Bu durumda, T.Erdoğan’ın da kulağına fısıldandığı anlaşılan bu yanlış yorum yüzünden, diğer haksızlıklar düzeltileceği bir sırada bu en büyük hukuksuzluk aynen bırakılmak isteniyor. Oysa, Yönetmelik Md. 9’un ihlal etmediği “şey” yok:

1) Anayasa’yı ihlal ediyor. Md. 2’nin ihlali, çünkü Müslüman-Gayrimüslim ayrımı laikliğe aykırı. Md. 10’un ihlali, çünkü ayrımcılık yapıyor. Md. 90/5’in ihlali, çünkü usulüne uygun yürürlüğe sokulmuş antlaşmaları ihlal ediyor.

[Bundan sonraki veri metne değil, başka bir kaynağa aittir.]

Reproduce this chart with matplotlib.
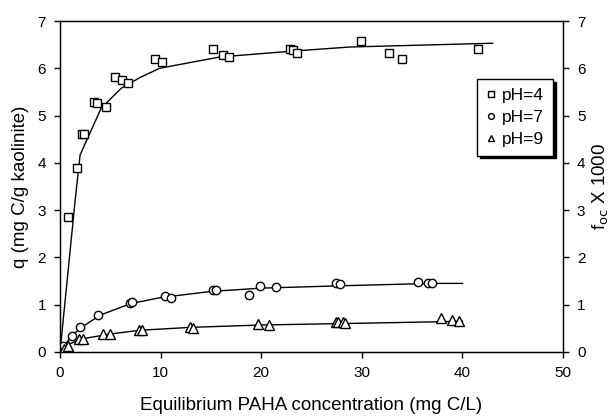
import matplotlib
matplotlib.use("Agg")
import matplotlib.pyplot as plt

plt.rcParams['font.family'] = ['Liberation Sans', 'DejaVu Sans']

# pH=4 data (squares)
x4 = [0.0, 0.8, 1.7, 2.2, 2.4, 3.4, 3.7, 4.6, 5.5, 6.2, 6.8, 9.4, 10.1, 15.2, 16.2, 16.8, 22.9, 23.2, 23.6, 29.9, 32.7, 34.0, 41.5]
y4 = [0.0, 2.85, 3.9, 4.62, 4.6, 5.28, 5.26, 5.18, 5.82, 5.75, 5.69, 6.2, 6.13, 6.41, 6.28, 6.24, 6.4, 6.38, 6.32, 6.57, 6.32, 6.2, 6.4]
# pH=4 fitted curve
fx4 = [0.0, 1.5, 2.0, 4.1, 6.1, 8.0, 9.9, 15.9, 22.9, 28.8, 43.0]
fy4 = [0.0, 3.2, 4.17, 5.16, 5.58, 5.81, 6.0, 6.24, 6.36, 6.45, 6.53]

# pH=7 data (circles)
x7 = [0.0, 0.3, 1.2, 2.0, 3.8, 7.0, 7.2, 10.4, 11.0, 15.2, 15.5, 18.8, 19.9, 21.5, 27.4, 27.8, 35.6, 36.6, 37.0]
y7 = [0.0, 0.12, 0.34, 0.53, 0.78, 1.04, 1.05, 1.18, 1.15, 1.3, 1.3, 1.21, 1.4, 1.37, 1.46, 1.44, 1.47, 1.45, 1.45]
fx7 = [0.0, 1.0, 2.0, 4.0, 7.0, 10.0, 15.0, 20.0, 28.0, 37.0, 40.0]
fy7 = [0.0, 0.3, 0.5, 0.78, 1.02, 1.15, 1.28, 1.35, 1.4, 1.45, 1.45]

# pH=9 data (triangles)
x9 = [0.0, 0.4, 0.8, 1.9, 2.3, 4.3, 5.0, 7.9, 8.1, 12.9, 13.2, 19.7, 20.8, 27.4, 27.6, 28.1, 28.3, 37.9, 39.0, 39.7]
y9 = [0.0, 0.06, 0.13, 0.27, 0.27, 0.37, 0.37, 0.47, 0.47, 0.53, 0.51, 0.59, 0.57, 0.64, 0.64, 0.64, 0.62, 0.71, 0.68, 0.66]
fx9 = [0.0, 1.0, 2.0, 5.0, 8.0, 13.0, 20.0, 28.0, 38.0, 40.0]
fy9 = [0.0, 0.17, 0.27, 0.38, 0.46, 0.52, 0.57, 0.6, 0.64, 0.65]

labels = ['pH=4', 'pH=7', 'pH=9']
xticks = [0, 10, 20, 30, 40, 50]
yticks = [0, 1, 2, 3, 4, 5, 6, 7]

fig = plt.figure(figsize=(6.13, 4.17), dpi=100)
ax = fig.add_axes([0.0979, 0.156, 0.8206, 0.7936])

mk = dict(markerfacecolor='white', markeredgecolor='black', markeredgewidth=1.0, linestyle='none')
ax.plot(fx4, fy4, color='black', lw=1.0)
ax.plot(fx7, fy7, color='black', lw=1.0)
ax.plot(fx9, fy9, color='black', lw=1.0)
h4, = ax.plot(x4, y4, marker='s', markersize=6, **mk)
h7, = ax.plot(x7, y7, marker='o', markersize=6, **mk)
h9, = ax.plot(x9, y9, marker='^', markersize=6.5, **mk)

ax.set_xlim(0, 50)
ax.set_ylim(0, 7)
ax.set_xticks(xticks)
ax.set_yticks(yticks)
ax.tick_params(direction='out', length=4, width=1, labelsize=11, pad=6)
for s in ax.spines.values():
    s.set_linewidth(1.0)

ax2 = ax.twinx()
ax2.set_ylim(0, 7)
ax2.set_yticks(yticks)
ax2.tick_params(direction='out', length=4, width=1, labelsize=11, pad=6)

ax.set_xlabel('Equilibrium PAHA concentration (mg C/L)', fontsize=13.5, labelpad=12)
ax.set_ylabel('q (mg C/g kaolinite)', fontsize=13.5, labelpad=6)
ax2.set_ylabel(r'f$_{\mathrm{oc}}$ X 1000', fontsize=13.5)
ax2.yaxis.set_label_coords(1.055, 0.5)

leg = ax.legend([h4, h7, h9], labels, loc='upper right', bbox_to_anchor=(0.98, 0.825),
                fancybox=False, edgecolor='black', framealpha=1, fontsize=12.5,
                markerscale=0.7, handlelength=0.6, handletextpad=0.35,
                borderpad=0.5, labelspacing=0.4, borderaxespad=0,
                shadow={'color': 'black', 'alpha': 1})
leg.get_frame().set_linewidth(1.0)

fig.savefig('out.png', dpi=100)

2) Usulüne uygun yürürlüğe sokulmuş antlaşma ihlalleri şöyle: Avrupa İnsan Hakları Sözleşmesi Md. 14’ü ihlal ediyor, çünkü hem doğrudan din ayrımcılığı yapıyor, hem de Türkiye’deki gayrimüslim yurttaşlar farklı soydan oldukları için dolaylı ırk ayrımcılığı yapıyor.

Daha önemlisi, Türkiye Devletinin kurucu antlaşması olan Lozan’a aykırı. Onun Md. 37’sini ihlal ediyor, çünkü gayrimüslim azınlığın haklarını kısıtlayan bir resmî metin. Md. 39/2’sini ihlal ediyor, çünkü din ayrımcılığı yapıyor. Md. 40’ını ve 42/3’ünü ihlal ediyor, çünkü gayrimüslim azınlığın buradaki haklarını ortadan kaldırmaya yönelik bir madde.

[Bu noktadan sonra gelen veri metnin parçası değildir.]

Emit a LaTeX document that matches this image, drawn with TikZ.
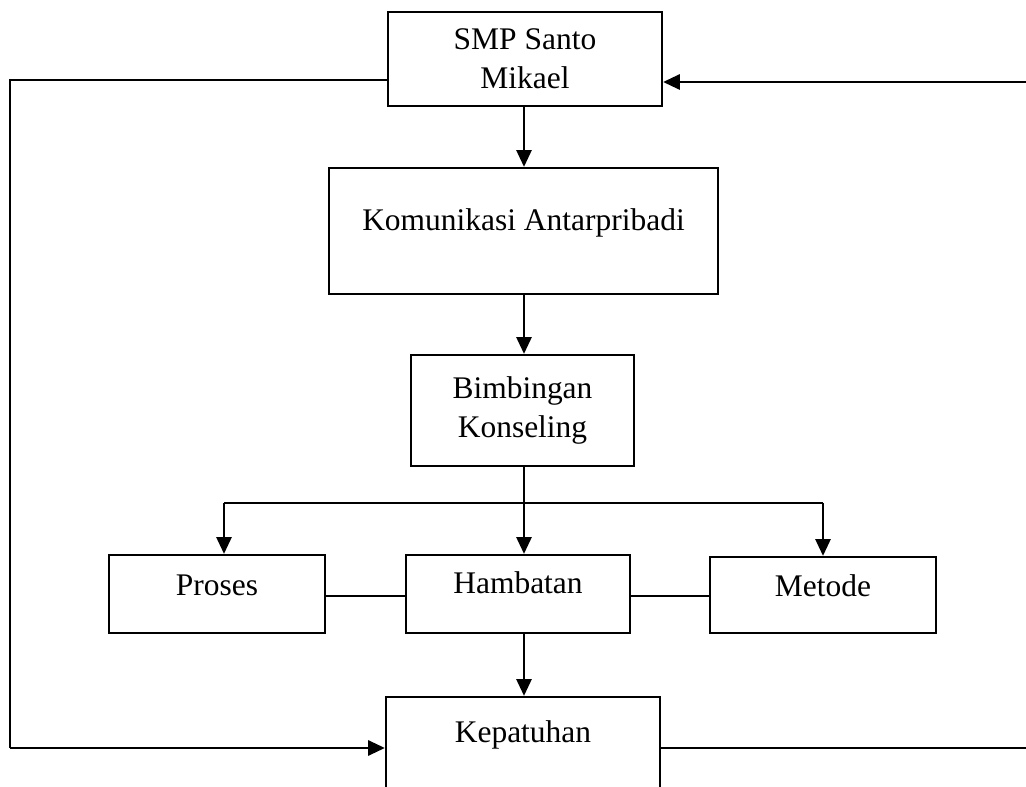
\documentclass[tikz,border=0pt]{standalone}
\usepackage{fontspec}
\setmainfont{Liberation Serif}
\usetikzlibrary{arrows.meta}
\begin{document}
\begin{tikzpicture}[x=0.75pt,y=-0.75pt,
  box/.style={draw,line width=1.8pt,rectangle,inner sep=0pt,align=center,
    font=\fontsize{23.6pt}{29pt}\selectfont},
  conn/.style={line width=1.1pt},
  thin/.style={line width=0.8pt},
  arr/.style={conn,-{Triangle[length=12.5pt,width=11.5pt]}}]
\useasboundingbox (0,0) rectangle (1026,787);
\begin{scope}
\clip (0,0) rectangle (1026,787);
\node[box,minimum width=274*0.75pt,minimum height=94*0.75pt] (smp) at (525,59) {SMP Santo\\Mikael};
\node[box,minimum width=389*0.75pt,minimum height=126*0.75pt,text height=16pt,text depth=16pt] (kom) at (523.5,231) {Komunikasi Antarpribadi};
\node[box,minimum width=223*0.75pt,minimum height=111*0.75pt] (bim) at (522.5,410.5) {Bimbingan\\Konseling};
\node[box,minimum width=216*0.75pt,minimum height=78*0.75pt,text height=16pt,text depth=13pt] (pro) at (217,594) {Proses};
\node[box,minimum width=224*0.75pt,minimum height=78*0.75pt,text height=16pt,text depth=16pt] (ham) at (518,594) {Hambatan};
\node[box,minimum width=226*0.75pt,minimum height=76*0.75pt,text height=16pt,text depth=13pt] (met) at (823,595) {Metode};
\node[box,minimum width=274*0.75pt,minimum height=140*0.75pt,text height=16pt,text depth=52pt] (kep) at (523,767) {Kepatuhan};

\coordinate (lt) at (10,80);
\coordinate (lb) at (10,748);
\coordinate (rt) at (1026,82);
\coordinate (rb) at (1026,748);
\coordinate (br) at (524,503);
\coordinate (bl) at (224,503);
\coordinate (bR) at (823,503);
\coordinate (hc) at (524,596);

\draw[thin] (smp.west |- lt) -- (lt) -- (lb);
\draw[arr,line width=1.4pt] (lb) -- (kep.west |- lb);
\draw[arr,line width=1.4pt] (rt) -- (smp.east |- rt);
\draw[thin] (kep.east |- rb) -- (rb);
\draw[arr] (smp.south -| br) -- (kom.north -| br);
\draw[arr] (kom.south -| br) -- (bim.north -| br);
\draw[conn] (bim.south -| br) -- (br);
\draw[arr] (br) -- (ham.north -| br);
\draw[thin] (bl) -- (bR);
\draw[arr] (bl) -- (pro.north -| bl);
\draw[arr] (bR) -- (met.north -| bR);
\draw[arr] (ham.south -| br) -- (kep.north -| br);
\draw[thin] (pro.east |- hc) -- (ham.west |- hc);
\draw[thin] (ham.east |- hc) -- (met.west |- hc);
\end{scope}
\end{tikzpicture}
\end{document}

3) Bizzat Yasa’ya aykırı, çünkü Yasa’da böyle bir zorlaştırıcı hüküm yok. Yani, T.Erdoğan’ın bile koruyacağı Yönetmelik Md. 9’un yasal dayanağı yok.

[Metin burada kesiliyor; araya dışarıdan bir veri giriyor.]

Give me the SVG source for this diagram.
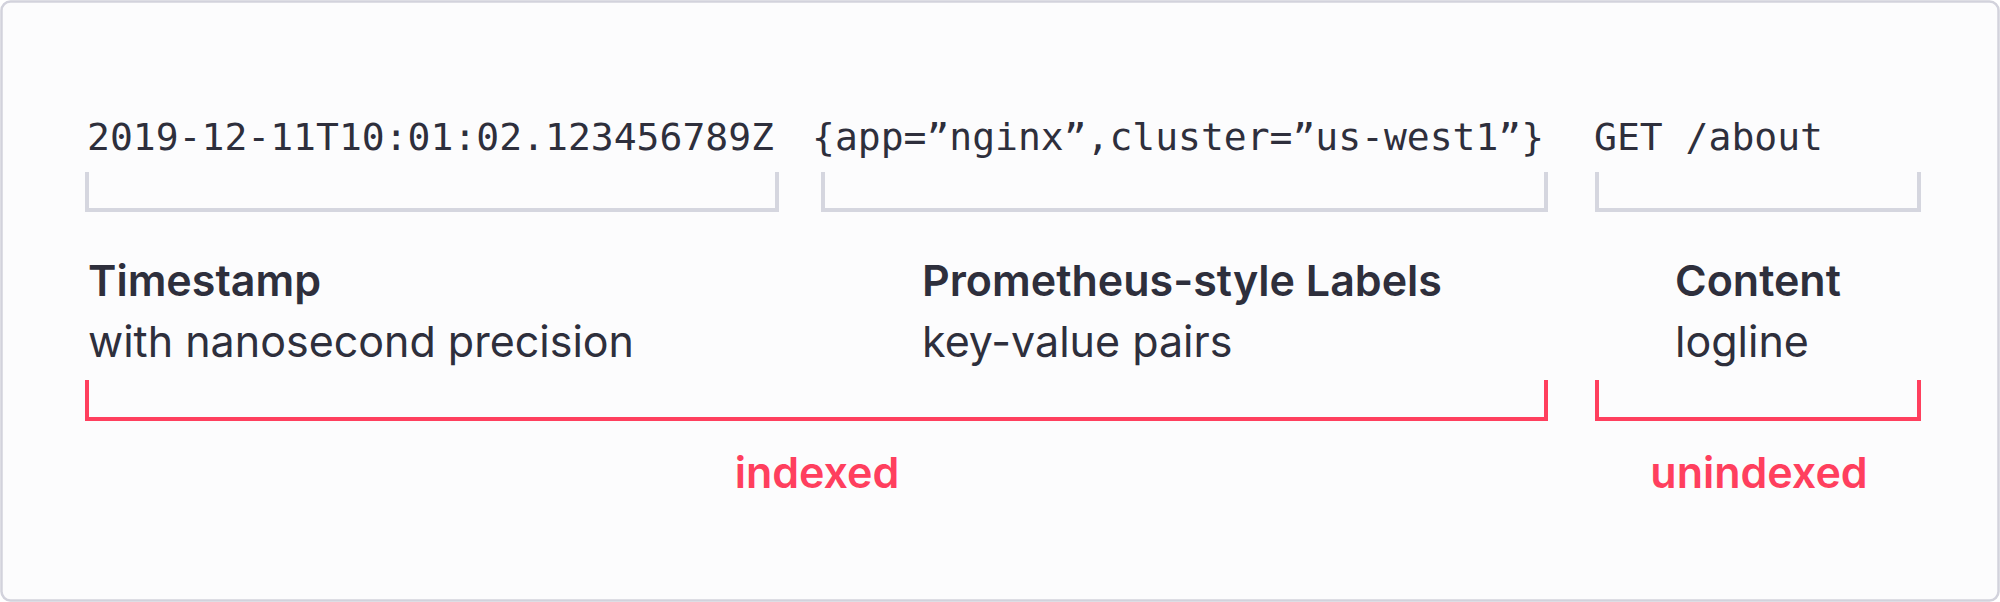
<svg xmlns="http://www.w3.org/2000/svg" width="2000" height="602" viewBox="0 0 2000 602">
<style>
.mono{font-family:"DejaVu Sans Mono","Liberation Mono",monospace;font-size:38px;fill:#2e2f3c}
.h{font-family:Inter,"Liberation Sans",sans-serif;font-size:43px;font-weight:600;fill:#2e2f3c}
.s{font-family:Inter,"Liberation Sans",sans-serif;font-size:43px;font-weight:400;fill:#2e2f3c}
.r{font-family:Inter,"Liberation Sans",sans-serif;font-size:43px;font-weight:600;fill:#ff3f5e}
.gb{fill:none;stroke:#d5d6df;stroke-width:4}
.rb{fill:none;stroke:#ff3f5e;stroke-width:4}
</style>
<rect x="1.5" y="1.5" width="1997" height="599" rx="9" fill="#fcfcfd" stroke="#d2d2dc" stroke-width="2.5"/>
<g id="timestamp">
<text class="mono" x="87" y="150" textLength="687" lengthAdjust="spacingAndGlyphs">2019-12-11T10:01:02.123456789Z</text>
<text class="h" x="88" y="296">Timestamp</text>
<text class="s" x="88" y="357">with nanosecond precision</text>
</g>
<g id="labels">
<text class="mono" x="812" y="150" textLength="732" lengthAdjust="spacingAndGlyphs">{app=”nginx”,cluster=”us-west1”}</text>
<text class="h" x="922" y="296">Prometheus-style Labels</text>
<text class="s" x="922" y="357">key-value pairs</text>
</g>
<g id="content">
<text class="mono" x="1594" y="150" textLength="229" lengthAdjust="spacingAndGlyphs">GET /about</text>
<text class="h" x="1675" y="296">Content</text>
<text class="s" x="1675" y="357">logline</text>
</g>
<g id="connectors">
<path class="gb" d="M87,172V210H777V172"/>
<path class="gb" d="M823,172V210H1546V172"/>
<path class="gb" d="M1597,172V210H1919V172"/>
<path class="rb" d="M87,380V419H1546V380"/>
<path class="rb" d="M1597,380V419H1919V380"/>
</g>
<g id="indexed">
<text class="r" x="817" y="488" text-anchor="middle">indexed</text>
</g>
<g id="unindexed">
<text class="r" x="1759" y="488" text-anchor="middle">unindexed</text>
</g>
</svg>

4) Bir an için, Lozan Md. 45’in karşılıklılık maddesi olduğunu düşünelim. O zaman da, 1969 tarihli Viyana Antlaşmalar Hukuku Sözleşmesi’ni ihlal etmiş oluyor. (Bkz. Tarhanlı, aynı bildiri). Çünkü bunun Md. 60/5’i, insan hakları söz konusu olduğunda karşılıklılık ilkesinin geçerli olamayacağını hükme bağlıyor.

Bakalım T.Erdoğan ne yapacak. Acaba, bu durumda Rum yurttaşlar için özelde ve gayrimüslim yurttaşlar için genelde sürdürülecek hukuksuzluğun, kendisi için bir mihenk taşı olacağını biliyor mu?

Kendisinin kulağına bazı şeyleri fısıldayanlar olduğu gibi, bu noktayı da normal bir sesle hatırlatanlar yok mu?